To do: Skip all pictures. Write out the data below from its first line through the line that contains "direction='out', color='#1a1a1a', pad=3)".

Stored data:
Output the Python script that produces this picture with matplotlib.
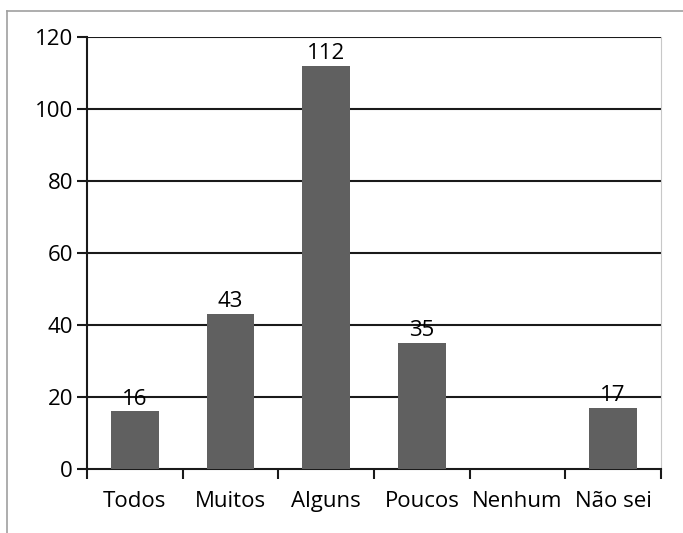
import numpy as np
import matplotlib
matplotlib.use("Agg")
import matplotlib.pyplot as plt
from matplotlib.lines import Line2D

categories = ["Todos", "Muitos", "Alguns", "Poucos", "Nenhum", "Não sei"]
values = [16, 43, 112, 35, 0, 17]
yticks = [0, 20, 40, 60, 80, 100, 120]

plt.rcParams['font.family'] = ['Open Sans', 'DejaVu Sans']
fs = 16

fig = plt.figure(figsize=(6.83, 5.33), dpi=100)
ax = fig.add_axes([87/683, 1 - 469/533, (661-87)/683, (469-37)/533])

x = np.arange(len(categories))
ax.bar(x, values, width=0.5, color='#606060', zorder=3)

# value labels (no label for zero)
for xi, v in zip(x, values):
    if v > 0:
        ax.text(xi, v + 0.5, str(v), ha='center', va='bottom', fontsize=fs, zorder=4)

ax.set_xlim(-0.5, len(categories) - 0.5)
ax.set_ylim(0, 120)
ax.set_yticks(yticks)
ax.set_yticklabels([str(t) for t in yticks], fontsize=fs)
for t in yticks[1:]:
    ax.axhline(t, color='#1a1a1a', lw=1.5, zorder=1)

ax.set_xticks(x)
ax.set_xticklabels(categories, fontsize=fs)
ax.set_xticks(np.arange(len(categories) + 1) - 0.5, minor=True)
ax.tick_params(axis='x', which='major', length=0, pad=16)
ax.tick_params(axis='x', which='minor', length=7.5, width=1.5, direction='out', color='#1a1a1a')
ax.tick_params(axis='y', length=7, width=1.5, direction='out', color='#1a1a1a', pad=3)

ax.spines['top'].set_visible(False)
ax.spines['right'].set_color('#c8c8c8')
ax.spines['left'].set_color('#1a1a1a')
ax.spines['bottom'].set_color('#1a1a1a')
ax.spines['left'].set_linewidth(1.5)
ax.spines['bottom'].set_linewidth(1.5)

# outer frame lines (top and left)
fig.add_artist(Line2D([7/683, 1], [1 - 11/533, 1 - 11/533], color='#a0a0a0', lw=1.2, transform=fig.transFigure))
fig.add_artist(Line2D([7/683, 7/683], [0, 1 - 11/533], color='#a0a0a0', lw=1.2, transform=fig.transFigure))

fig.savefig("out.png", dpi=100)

Task answer:
Output the Python script that produces this picture with matplotlib.
import numpy as np
import matplotlib
matplotlib.use("Agg")
import matplotlib.pyplot as plt
from matplotlib.lines import Line2D

categories = ["Todos", "Muitos", "Alguns", "Poucos", "Nenhum", "Não sei"]
values = [16, 43, 112, 35, 0, 17]
yticks = [0, 20, 40, 60, 80, 100, 120]

plt.rcParams['font.family'] = ['Open Sans', 'DejaVu Sans']
fs = 16

fig = plt.figure(figsize=(6.83, 5.33), dpi=100)
ax = fig.add_axes([87/683, 1 - 469/533, (661-87)/683, (469-37)/533])

x = np.arange(len(categories))
ax.bar(x, values, width=0.5, color='#606060', zorder=3)

# value labels (no label for zero)
for xi, v in zip(x, values):
    if v > 0:
        ax.text(xi, v + 0.5, str(v), ha='center', va='bottom', fontsize=fs, zorder=4)

ax.set_xlim(-0.5, len(categories) - 0.5)
ax.set_ylim(0, 120)
ax.set_yticks(yticks)
ax.set_yticklabels([str(t) for t in yticks], fontsize=fs)
for t in yticks[1:]:
    ax.axhline(t, color='#1a1a1a', lw=1.5, zorder=1)

ax.set_xticks(x)
ax.set_xticklabels(categories, fontsize=fs)
ax.set_xticks(np.arange(len(categories) + 1) - 0.5, minor=True)
ax.tick_params(axis='x', which='major', length=0, pad=16)
ax.tick_params(axis='x', which='minor', length=7.5, width=1.5, direction='out', color='#1a1a1a')
ax.tick_params(axis='y', length=7, width=1.5, direction='out', color='#1a1a1a', pad=3)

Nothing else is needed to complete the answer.